Source code of charts.
----------

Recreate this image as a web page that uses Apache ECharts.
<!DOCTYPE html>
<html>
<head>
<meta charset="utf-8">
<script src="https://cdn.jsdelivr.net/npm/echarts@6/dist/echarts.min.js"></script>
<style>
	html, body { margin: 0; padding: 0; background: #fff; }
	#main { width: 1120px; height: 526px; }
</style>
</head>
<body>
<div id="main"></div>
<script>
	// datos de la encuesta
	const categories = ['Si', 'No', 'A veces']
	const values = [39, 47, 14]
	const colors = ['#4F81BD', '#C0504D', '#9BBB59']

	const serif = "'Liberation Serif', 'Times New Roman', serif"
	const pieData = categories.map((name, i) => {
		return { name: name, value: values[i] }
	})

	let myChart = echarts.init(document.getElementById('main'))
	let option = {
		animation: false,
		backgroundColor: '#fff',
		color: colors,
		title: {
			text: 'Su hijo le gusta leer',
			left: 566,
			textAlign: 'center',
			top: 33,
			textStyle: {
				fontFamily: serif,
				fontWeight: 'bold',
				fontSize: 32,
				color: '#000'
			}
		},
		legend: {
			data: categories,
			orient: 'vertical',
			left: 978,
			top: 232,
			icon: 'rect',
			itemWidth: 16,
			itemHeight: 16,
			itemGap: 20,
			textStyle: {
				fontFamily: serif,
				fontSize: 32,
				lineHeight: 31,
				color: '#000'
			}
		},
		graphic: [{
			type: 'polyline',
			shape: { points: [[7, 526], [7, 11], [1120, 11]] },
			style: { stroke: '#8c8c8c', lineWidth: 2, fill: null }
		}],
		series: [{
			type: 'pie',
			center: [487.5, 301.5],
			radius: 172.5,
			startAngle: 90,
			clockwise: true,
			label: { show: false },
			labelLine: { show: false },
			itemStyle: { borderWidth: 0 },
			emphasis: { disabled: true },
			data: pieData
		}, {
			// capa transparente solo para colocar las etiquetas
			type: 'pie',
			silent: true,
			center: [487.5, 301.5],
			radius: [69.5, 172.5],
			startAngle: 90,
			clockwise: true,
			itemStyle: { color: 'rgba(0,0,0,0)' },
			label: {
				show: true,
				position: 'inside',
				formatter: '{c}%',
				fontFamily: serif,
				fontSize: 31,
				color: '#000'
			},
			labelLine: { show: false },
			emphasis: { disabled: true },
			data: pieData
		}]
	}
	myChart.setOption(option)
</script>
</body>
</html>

----------

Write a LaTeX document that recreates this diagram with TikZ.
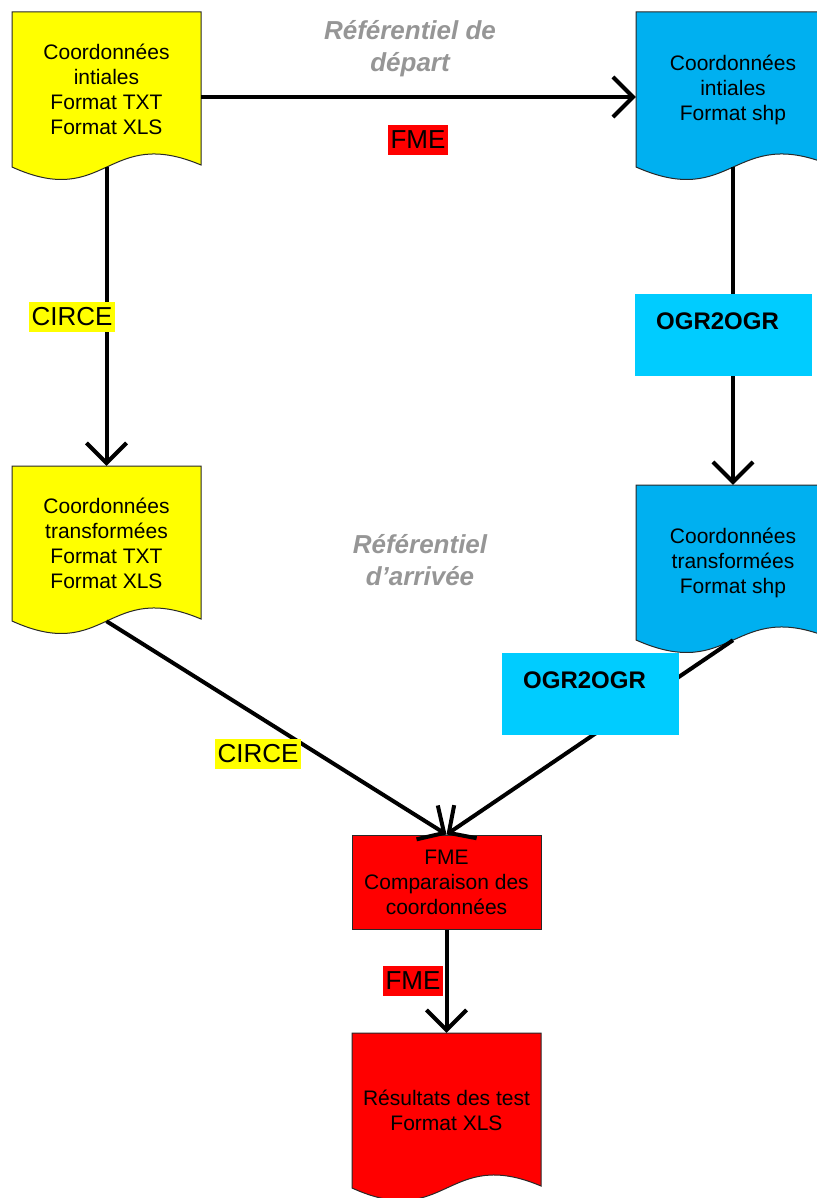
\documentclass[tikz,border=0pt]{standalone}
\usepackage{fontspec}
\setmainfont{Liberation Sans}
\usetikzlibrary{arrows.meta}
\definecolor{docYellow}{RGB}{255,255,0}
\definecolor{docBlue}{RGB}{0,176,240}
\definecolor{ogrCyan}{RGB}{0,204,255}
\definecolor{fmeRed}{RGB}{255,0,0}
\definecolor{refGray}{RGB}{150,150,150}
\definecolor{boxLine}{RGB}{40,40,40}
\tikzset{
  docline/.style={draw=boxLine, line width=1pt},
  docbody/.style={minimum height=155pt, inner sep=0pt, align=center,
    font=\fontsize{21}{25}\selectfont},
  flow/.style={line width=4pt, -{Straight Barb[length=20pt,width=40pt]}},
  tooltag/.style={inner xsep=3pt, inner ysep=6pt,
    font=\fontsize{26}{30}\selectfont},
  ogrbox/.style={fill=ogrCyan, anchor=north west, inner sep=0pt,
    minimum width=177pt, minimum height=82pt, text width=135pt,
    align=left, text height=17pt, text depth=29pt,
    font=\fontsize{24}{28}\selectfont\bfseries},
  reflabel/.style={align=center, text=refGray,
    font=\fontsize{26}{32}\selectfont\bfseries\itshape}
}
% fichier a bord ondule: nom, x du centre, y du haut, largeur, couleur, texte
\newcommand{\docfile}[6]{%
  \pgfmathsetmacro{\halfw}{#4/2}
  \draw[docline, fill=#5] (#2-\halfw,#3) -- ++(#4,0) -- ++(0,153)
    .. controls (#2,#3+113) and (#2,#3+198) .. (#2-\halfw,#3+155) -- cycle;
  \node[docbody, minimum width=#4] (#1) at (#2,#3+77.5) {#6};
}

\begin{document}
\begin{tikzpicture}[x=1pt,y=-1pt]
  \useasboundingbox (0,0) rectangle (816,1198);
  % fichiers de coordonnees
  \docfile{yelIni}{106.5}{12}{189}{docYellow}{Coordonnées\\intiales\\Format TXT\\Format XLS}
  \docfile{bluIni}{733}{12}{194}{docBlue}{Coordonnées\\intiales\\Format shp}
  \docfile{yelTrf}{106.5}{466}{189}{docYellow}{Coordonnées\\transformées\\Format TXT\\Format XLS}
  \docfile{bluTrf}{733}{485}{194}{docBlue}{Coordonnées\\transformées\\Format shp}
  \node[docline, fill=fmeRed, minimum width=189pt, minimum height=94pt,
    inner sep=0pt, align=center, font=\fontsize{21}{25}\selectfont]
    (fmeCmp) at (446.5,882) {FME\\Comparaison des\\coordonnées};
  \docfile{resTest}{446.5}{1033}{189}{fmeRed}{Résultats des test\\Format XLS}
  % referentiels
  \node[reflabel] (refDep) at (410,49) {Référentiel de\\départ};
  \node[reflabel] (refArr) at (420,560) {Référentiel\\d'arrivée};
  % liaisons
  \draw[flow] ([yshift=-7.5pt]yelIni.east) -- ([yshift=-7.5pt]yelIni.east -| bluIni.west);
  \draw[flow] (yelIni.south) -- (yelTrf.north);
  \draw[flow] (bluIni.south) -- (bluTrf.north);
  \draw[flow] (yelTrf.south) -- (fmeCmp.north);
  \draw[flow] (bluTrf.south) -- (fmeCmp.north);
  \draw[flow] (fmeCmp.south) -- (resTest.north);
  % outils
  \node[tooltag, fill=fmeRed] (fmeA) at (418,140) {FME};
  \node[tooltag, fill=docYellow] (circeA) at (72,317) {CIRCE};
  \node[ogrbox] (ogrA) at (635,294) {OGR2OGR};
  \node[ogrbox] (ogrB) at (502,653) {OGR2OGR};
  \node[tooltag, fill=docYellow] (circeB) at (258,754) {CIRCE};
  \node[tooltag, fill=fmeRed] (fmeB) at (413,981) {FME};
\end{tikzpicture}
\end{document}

----------

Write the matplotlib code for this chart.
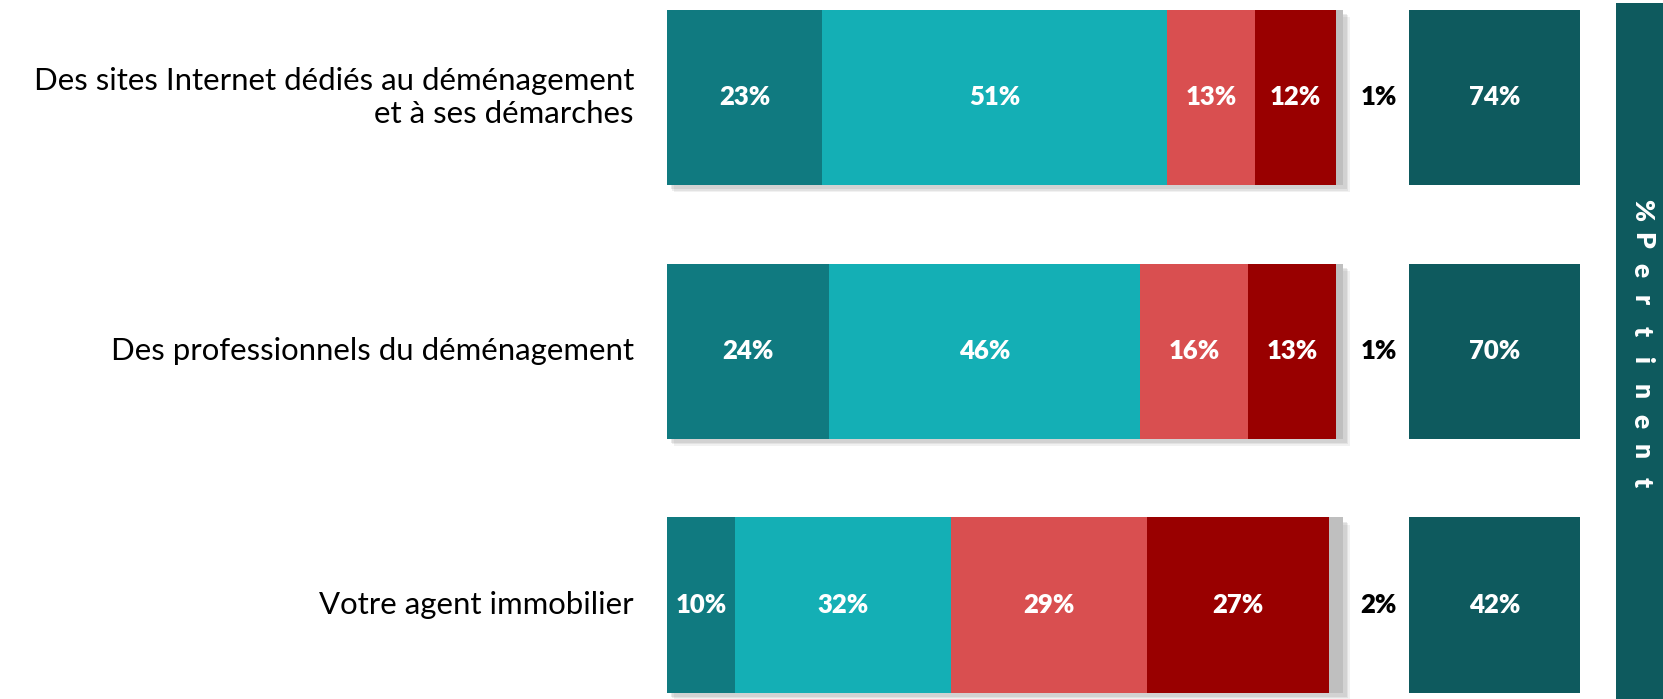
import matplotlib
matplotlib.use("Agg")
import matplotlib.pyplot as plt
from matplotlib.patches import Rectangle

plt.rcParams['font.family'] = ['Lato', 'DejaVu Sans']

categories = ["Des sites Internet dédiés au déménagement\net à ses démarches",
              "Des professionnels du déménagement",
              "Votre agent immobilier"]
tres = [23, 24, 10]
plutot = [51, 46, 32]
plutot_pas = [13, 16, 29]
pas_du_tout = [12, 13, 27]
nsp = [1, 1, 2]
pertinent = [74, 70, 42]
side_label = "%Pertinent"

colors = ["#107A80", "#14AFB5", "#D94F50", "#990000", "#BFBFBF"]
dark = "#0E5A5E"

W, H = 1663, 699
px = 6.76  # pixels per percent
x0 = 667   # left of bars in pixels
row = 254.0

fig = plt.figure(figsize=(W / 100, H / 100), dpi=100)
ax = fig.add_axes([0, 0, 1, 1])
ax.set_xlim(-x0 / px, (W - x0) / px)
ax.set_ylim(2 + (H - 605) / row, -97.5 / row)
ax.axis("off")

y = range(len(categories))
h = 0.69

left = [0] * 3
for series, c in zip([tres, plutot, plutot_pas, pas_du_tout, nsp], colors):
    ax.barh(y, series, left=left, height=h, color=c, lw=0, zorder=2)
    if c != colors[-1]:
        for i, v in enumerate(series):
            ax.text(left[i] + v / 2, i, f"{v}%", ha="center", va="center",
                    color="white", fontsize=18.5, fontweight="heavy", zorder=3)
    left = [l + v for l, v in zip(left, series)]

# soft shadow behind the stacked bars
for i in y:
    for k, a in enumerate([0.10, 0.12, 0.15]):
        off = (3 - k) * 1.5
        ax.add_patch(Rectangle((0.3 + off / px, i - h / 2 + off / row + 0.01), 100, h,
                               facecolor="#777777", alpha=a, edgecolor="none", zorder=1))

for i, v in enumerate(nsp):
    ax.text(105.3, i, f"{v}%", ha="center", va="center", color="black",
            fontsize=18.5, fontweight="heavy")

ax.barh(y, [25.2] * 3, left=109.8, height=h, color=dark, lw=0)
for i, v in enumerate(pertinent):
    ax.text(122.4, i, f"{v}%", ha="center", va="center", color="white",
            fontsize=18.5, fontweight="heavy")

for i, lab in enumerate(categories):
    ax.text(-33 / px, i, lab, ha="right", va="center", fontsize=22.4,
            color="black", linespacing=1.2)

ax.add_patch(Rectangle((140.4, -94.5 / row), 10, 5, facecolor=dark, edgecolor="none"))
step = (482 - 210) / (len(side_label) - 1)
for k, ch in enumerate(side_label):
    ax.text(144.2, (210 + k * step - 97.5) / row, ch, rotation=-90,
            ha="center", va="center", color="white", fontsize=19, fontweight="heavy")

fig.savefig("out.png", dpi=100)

----------

In the records above, find the line with "Write the matplotlib code for this chart." and the line with "row = 254.0", then restate word for word only those two lines and all lines between, omitting pictures.

Result of this exercise.
Write the matplotlib code for this chart.
import matplotlib
matplotlib.use("Agg")
import matplotlib.pyplot as plt
from matplotlib.patches import Rectangle

plt.rcParams['font.family'] = ['Lato', 'DejaVu Sans']

categories = ["Des sites Internet dédiés au déménagement\net à ses démarches",
              "Des professionnels du déménagement",
              "Votre agent immobilier"]
tres = [23, 24, 10]
plutot = [51, 46, 32]
plutot_pas = [13, 16, 29]
pas_du_tout = [12, 13, 27]
nsp = [1, 1, 2]
pertinent = [74, 70, 42]
side_label = "%Pertinent"

colors = ["#107A80", "#14AFB5", "#D94F50", "#990000", "#BFBFBF"]
dark = "#0E5A5E"

W, H = 1663, 699
px = 6.76  # pixels per percent
x0 = 667   # left of bars in pixels
row = 254.0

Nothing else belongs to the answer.